**Provided material**:
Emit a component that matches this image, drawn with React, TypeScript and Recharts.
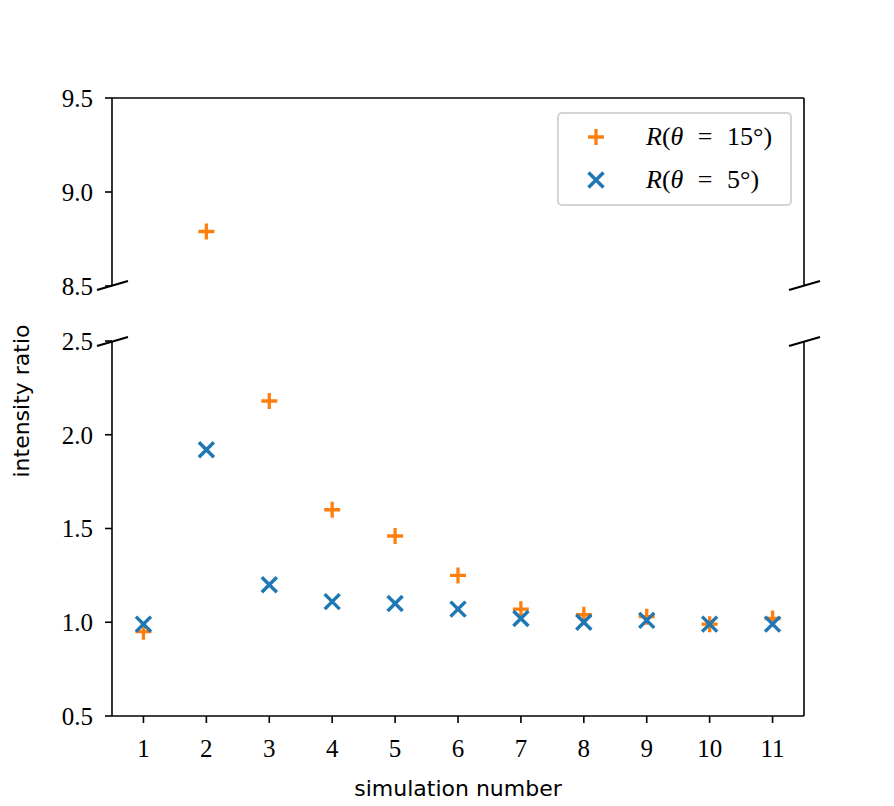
import React from "react";
import { ScatterChart, Scatter, XAxis, YAxis, ReferenceLine } from "recharts";

const simulations = [1, 2, 3, 4, 5, 6, 7, 8, 9, 10, 11];
const ratio15 = [0.95, 8.79, 2.18, 1.6, 1.46, 1.25, 1.07, 1.04, 1.03, 0.99, 1.02];
const ratio5 = [0.99, 1.92, 1.2, 1.11, 1.1, 1.07, 1.02, 1.0, 1.01, 0.99, 0.99];
const xTicks = [1, 2, 3, 4, 5, 6, 7, 8, 9, 10, 11];
const topTicks = [8.5, 9.0, 9.5];
const bottomTicks = [0.5, 1.0, 1.5, 2.0, 2.5];

const ORANGE = "#ff7f0e";
const BLUE = "#1f77b4";
const tickFont = { fontFamily: "'Liberation Serif', serif", fontSize: 25, fill: "#000" };

function points(values: number[], lo: number, hi: number) {
  return simulations
    .map((s, i) => ({ x: s, y: values[i] }))
    .filter((p) => p.y >= lo && p.y <= hi);
}

function Plus({ cx, cy }: { cx?: number; cy?: number }) {
  if (cx == null || cy == null) return null;
  return (
    <path
      d={`M${cx - 8},${cy}H${cx + 8}M${cx},${cy - 8}V${cy + 8}`}
      stroke={ORANGE}
      strokeWidth={3.3}
      fill="none"
    />
  );
}

function Cross({ cx, cy }: { cx?: number; cy?: number }) {
  if (cx == null || cy == null) return null;
  const r = 7.5;
  return (
    <path
      d={`M${cx - r},${cy - r}L${cx + r},${cy + r}M${cx - r},${cy + r}L${cx + r},${cy - r}`}
      stroke={BLUE}
      strokeWidth={3.5}
      fill="none"
    />
  );
}

// legend drawn as plain HTML so it does not eat into the plot area
function LegendBox() {
  const txt = {
    position: "absolute" as const,
    left: 87,
    fontFamily: "'Liberation Serif', serif",
    fontSize: 26,
    lineHeight: "30px",
    wordSpacing: 8,
    whiteSpace: "nowrap" as const,
  };
  return (
    <div
      style={{
        position: "absolute",
        left: 557,
        top: 112,
        width: 231,
        height: 90,
        border: "2px solid #d4d4d4",
        borderRadius: 5,
        background: "rgba(255,255,255,0.8)",
      }}
    >
      <svg width={80} height={90} style={{ position: "absolute", left: 0, top: 0 }}>
        <Plus cx={37} cy={23} />
        <Cross cx={37} cy={66} />
      </svg>
      <span style={{ ...txt, top: 8 }}>
        <i>R</i>(<i>θ</i> = 15°)
      </span>
      <span style={{ ...txt, top: 51 }}>
        <i>R</i>(<i>θ</i> = 5°)
      </span>
    </div>
  );
}

const axisStroke = { stroke: "#000", strokeWidth: 1.6 };

export default function App() {
  return (
    <div style={{ position: "absolute", left: 0, top: 0, width: 894, height: 806, background: "#fff" }}>
      <div style={{ position: "absolute", left: 0, top: 0 }}>
        <ScatterChart width={894} height={300} margin={{ top: 98, right: 90, bottom: 14, left: 52 }}>
          <XAxis type="number" dataKey="x" domain={[0.5, 11.5]} hide />
          <YAxis
            type="number"
            dataKey="y"
            domain={[8.5, 9.5]}
            ticks={topTicks}
            tickFormatter={(v: number) => v.toFixed(1)}
            width={60}
            tick={tickFont}
            tickSize={7}
            tickMargin={12}
            axisLine={axisStroke}
            tickLine={axisStroke}
            allowDataOverflow
          />
          <ReferenceLine y={9.5} stroke="#000" strokeWidth={1.6} />
          <ReferenceLine x={11.5} stroke="#000" strokeWidth={1.6} />
          <Scatter
            name="R15"
            data={points(ratio15, 8.5, 9.5)}
            shape={(p: any) => <Plus cx={p.cx} cy={p.cy} />}
            isAnimationActive={false}
          />
          <Scatter
            name="R5"
            data={points(ratio5, 8.5, 9.5)}
            shape={(p: any) => <Cross cx={p.cx} cy={p.cy} />}
            isAnimationActive={false}
          />
        </ScatterChart>
      </div>
      <div style={{ position: "absolute", left: 0, top: 300 }}>
        <ScatterChart width={894} height={506} margin={{ top: 41, right: 90, bottom: 40, left: 52 }}>
          <XAxis
            type="number"
            dataKey="x"
            domain={[0.5, 11.5]}
            ticks={xTicks}
            height={50}
            tick={tickFont}
            tickSize={7}
            tickMargin={16}
            axisLine={axisStroke}
            tickLine={axisStroke}
          />
          <YAxis
            type="number"
            dataKey="y"
            domain={[0.5, 2.5]}
            ticks={bottomTicks}
            tickFormatter={(v: number) => v.toFixed(1)}
            width={60}
            tick={tickFont}
            tickSize={7}
            tickMargin={12}
            axisLine={axisStroke}
            tickLine={axisStroke}
            allowDataOverflow
          />
          <ReferenceLine x={11.5} stroke="#000" strokeWidth={1.6} />
          <Scatter
            name="R15"
            data={points(ratio15, 0.5, 2.5)}
            shape={(p: any) => <Plus cx={p.cx} cy={p.cy} />}
            isAnimationActive={false}
          />
          <Scatter
            name="R5"
            data={points(ratio5, 0.5, 2.5)}
            shape={(p: any) => <Cross cx={p.cx} cy={p.cy} />}
            isAnimationActive={false}
          />
        </ScatterChart>
      </div>
      <LegendBox />
      <svg
        width={894}
        height={806}
        style={{ position: "absolute", left: 0, top: 0, pointerEvents: "none" }}
      >
        <g stroke="#000" strokeWidth={2.2}>
          <line x1={97} y1={290} x2={128} y2={281} />
          <line x1={97} y1={346} x2={128} y2={337} />
          <line x1={789} y1={290} x2={820} y2={281} />
          <line x1={789} y1={346} x2={820} y2={337} />
        </g>
        <text
          x={458}
          y={796}
          textAnchor="middle"
          fontFamily="'DejaVu Sans', sans-serif"
          fontSize={22}
        >
          simulation number
        </text>
        <text
          transform="translate(29,401) rotate(-90)"
          textAnchor="middle"
          fontFamily="'DejaVu Sans', sans-serif"
          fontSize={22}
        >
          intensity ratio
        </text>
      </svg>
    </div>
  );
}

**To do**: Among the lines above, determine how many hold the word "React"; report the figure alone.

**Correct result**: 2